The Radix community has concluded a major consultation, voting to adopt a plan that transitions the network away from a subsidized model and towards a fee-driven market. More than one billion XRD tokens participated in the decisive vote.
Token holders approved the proposed Validator Subsidy Tapering Plan with over 71% support. Consequently, the current subsidy model will be systematically wound down.
The implementation schedule begins immediately, with subsidies being capped in February and March. Administration will then transfer to a new Community Entity for the final tapering phase.
The subsidy is scheduled to conclude entirely in June 2026. However, a backstop provision allows for further community votes if key conditions are not met.
This transition mandates strategic planning from network validators. They are advised to adjust their business models and fee structures using available guides.
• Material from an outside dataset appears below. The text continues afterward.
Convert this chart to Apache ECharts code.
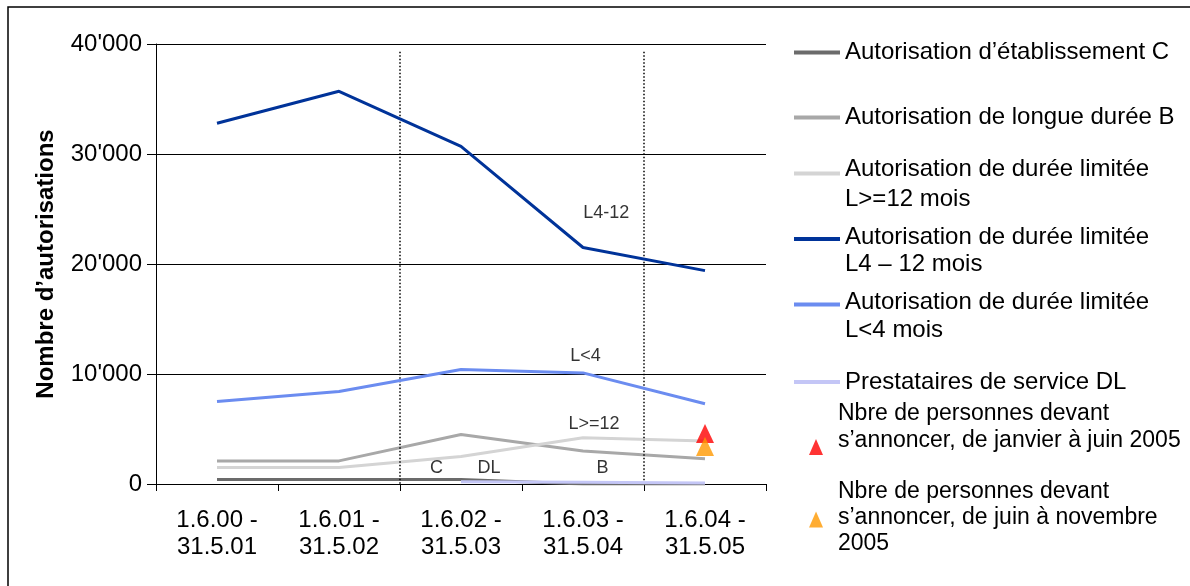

Validators must promote their nodes to attract new stake or follow proper procedures if exiting. Meanwhile, stakers must perform a health check on their delegations.
Stakers should check for underperforming or “zombie” nodes on the dashboard and redelegate stake if necessary. They are also encouraged to watch for fee change announcements from their validators.
Consideration should also be given to supporting high-performance validators outside the Top 100. This action helps build network resilience for future transitions.